Most impressive are the two songs we’d already heard like we’ve never heard them before. Kendrick’s introspection is all-encompassing, veering to the darkest corners of his headspace like the murder (hypothetical?) murder he alluded to on “m.A.A.d. city.” And it’s this dark place that makes “i” – fresh and familiar in the final act like it’s the freaking “Sgt. Pepper’s” reprise – feel so earned, and what Aimee Cliff called radical self-love is now clear as day.
It’s an earned resolution, but any rumination on Black America with a resolution is a farce. Though everything leading up is colossal, it’s three final segments that push To Pimp a Butterfly over the line from masterwork to lasting conversation. First, “i” fades out under a crowd and free-verses, taking a page from Kingston, invoking Ethiopia to reimagine blackness as royalty, all while putting down liberal guardians of racial politics like Oprah (and Bill Cosby). Speaking of Cosby, the next segment asks, “When the shit hits the fan, is you still a fan?” Kendrick’s not dumb enough to mention Cosby, instead invoking Michael Jackson, a man who always received his people with love rather than Cosby’s disapproval.
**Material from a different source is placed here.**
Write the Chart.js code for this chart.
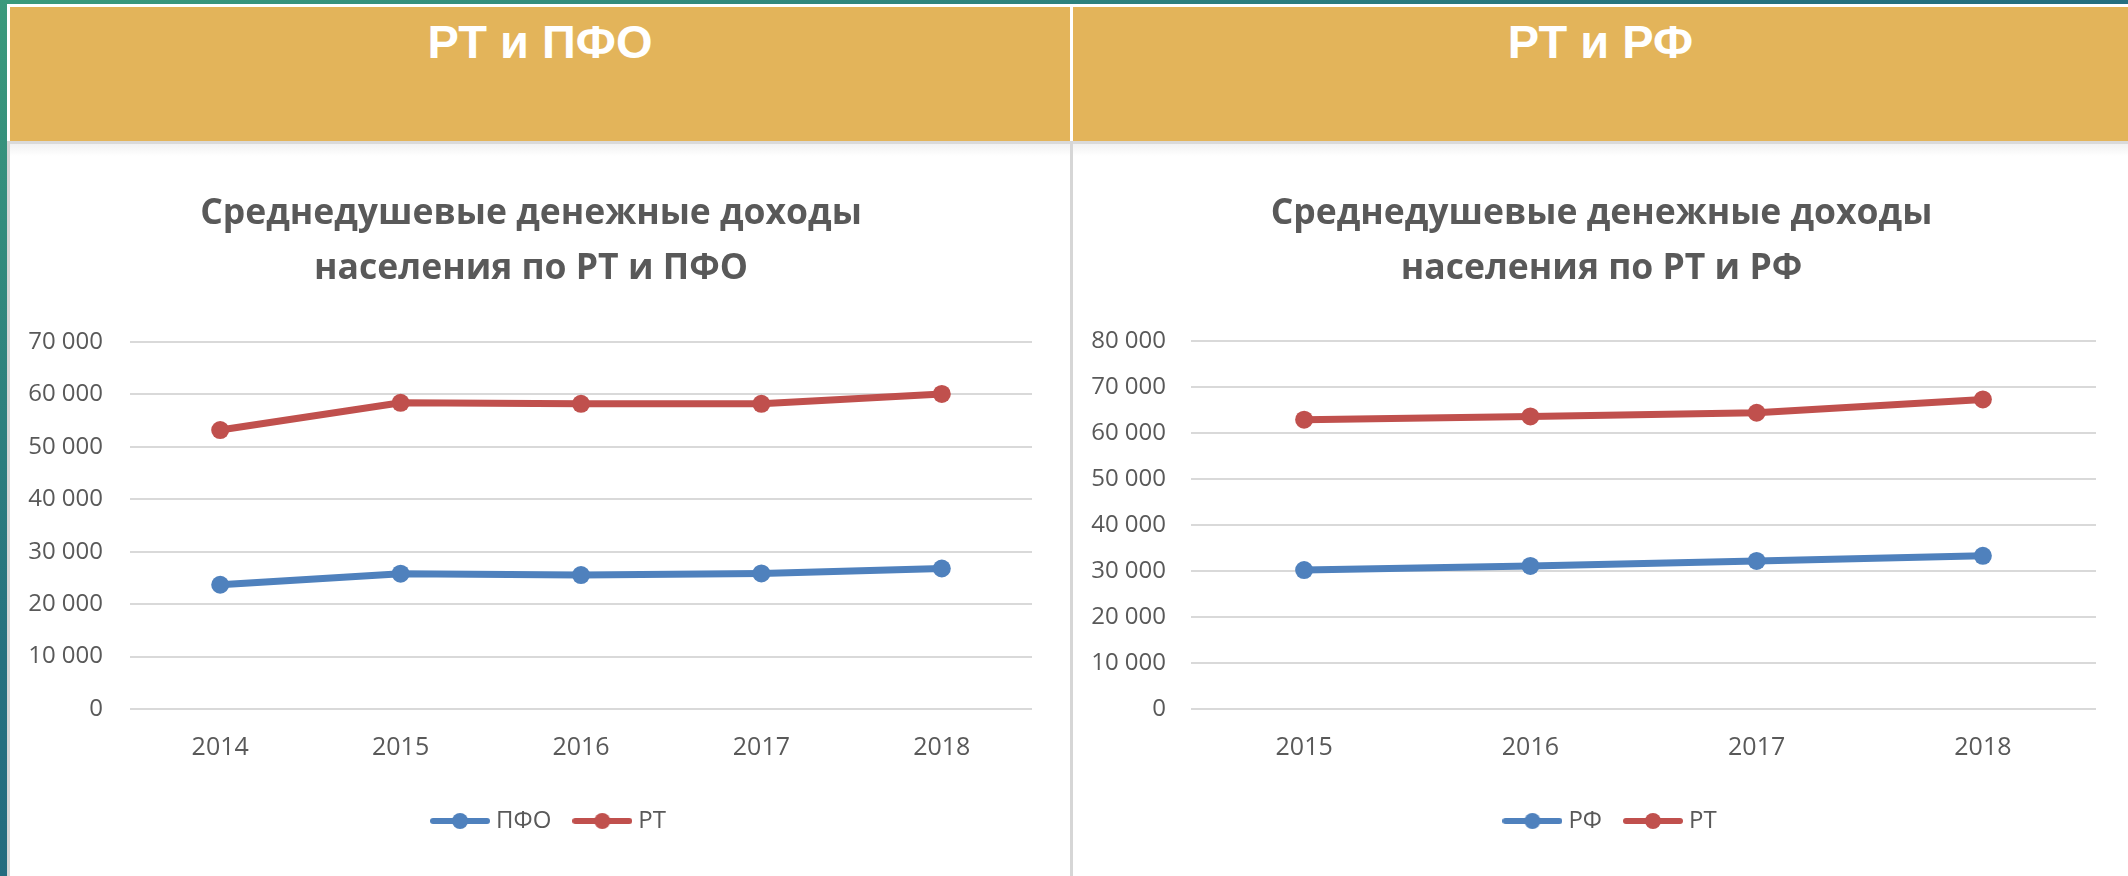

But finally concerned for himself and realizing his moment in history, Kendrick has very few peers to reflect on. Bill Cosby is a rapist. Michael Jackson was a child molester. Dr. Dre assaulted Dee Barnes. Tupac Shakur only escaped a sexual assault eternally hanging over him through death. Kendrick seems unconcerned with actual assassinations – like those that came to Tupac, Malcolm, and Martin – but terrified with character assassination conspiracies. I don’t believe these conspiracies, but I can also imagine that any young black man would be terrified of becoming a Tom Robinson.
Finally, Kendrick has a chat with the ghost of Tupac Shakur, whose highlight comes when Kendrick gets comfortable enough chatting with his hero to pitch this idea of pimping a butterfly, only to realize he won’t find affirmation in his worldview from the people who used to control the conversation.
And that’s what To Pimp a Butterfly is. It’s about spending time with thoughts and rooting your actions in self-respect before moving forward to confront a landscape in which this country’s ever-trickier racial divides are coming to a head. It reminds that all actions, good and evil, involve using someone else. But at its basest, beyond its incredibly complicated racial politics, it’s an appeal to love, thought, and conversation.
We’ll be loving, thinking about, and talking about this one for a long time.